We'll re-write the function:

f(x) = (ln x)^1/9

The last function is the power function and the first function is the logarithmic function.

The function f(x) is the result of composition between u(x) = u^1/9 and v(x) = ln x

u(v(x)) = (lnx)^1/9

u'(x) = (u^1/9)' = (1/9)*u^(1/9 - 1)

u'(x) = (1/9)*u^(1-9)/9

u'(x) = 1/9*u^8/9

v'(x) = (ln x)' = 1/x

**[u(v(x))]' = 1/9x*(ln x)^8/9**

We'll use the power property of logarithms:

a*ln b = ln (b^a)

f'(x) = 1/(ln x)^8*9x/9

We'll simplify and we'll get:

**f'(x) = 1/(ln x)^8x/9**

To diferentiate the function f(x) = (ln(x))^(1/9).
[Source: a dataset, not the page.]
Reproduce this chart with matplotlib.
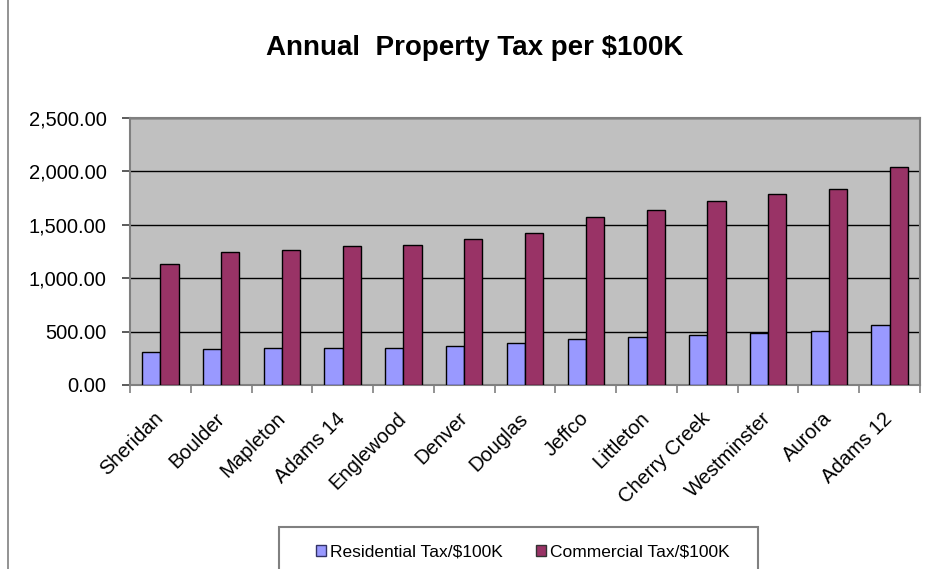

The right side is written in the index form.

Or

ninth root of (lnx) = (ln(x))^(1/n).

We know d/dx {f(x)}^n = n {(f(x))^(n-1)}{f'(x)}.

Let f(x) = lnx.

Then f'(x) = 1/x.

Therefore d/dx (ln(x))^(1/9) ={ (1/9)(lnx)^((1/9) -1) }(ln(x))'.

d/dx (ln(x))^(1/9) = (1/9)(ln(x))^(-8/9) * (1/x).

d/dx (ln(x))^(1/9) = (1/9x) / (ln(x))^(8/9) , as a^-m = 1/a^m by index law.

d/dx(ln(x))^(1/9) = 1/{9x(ln(x))^(8/9)}.

Hope this helps.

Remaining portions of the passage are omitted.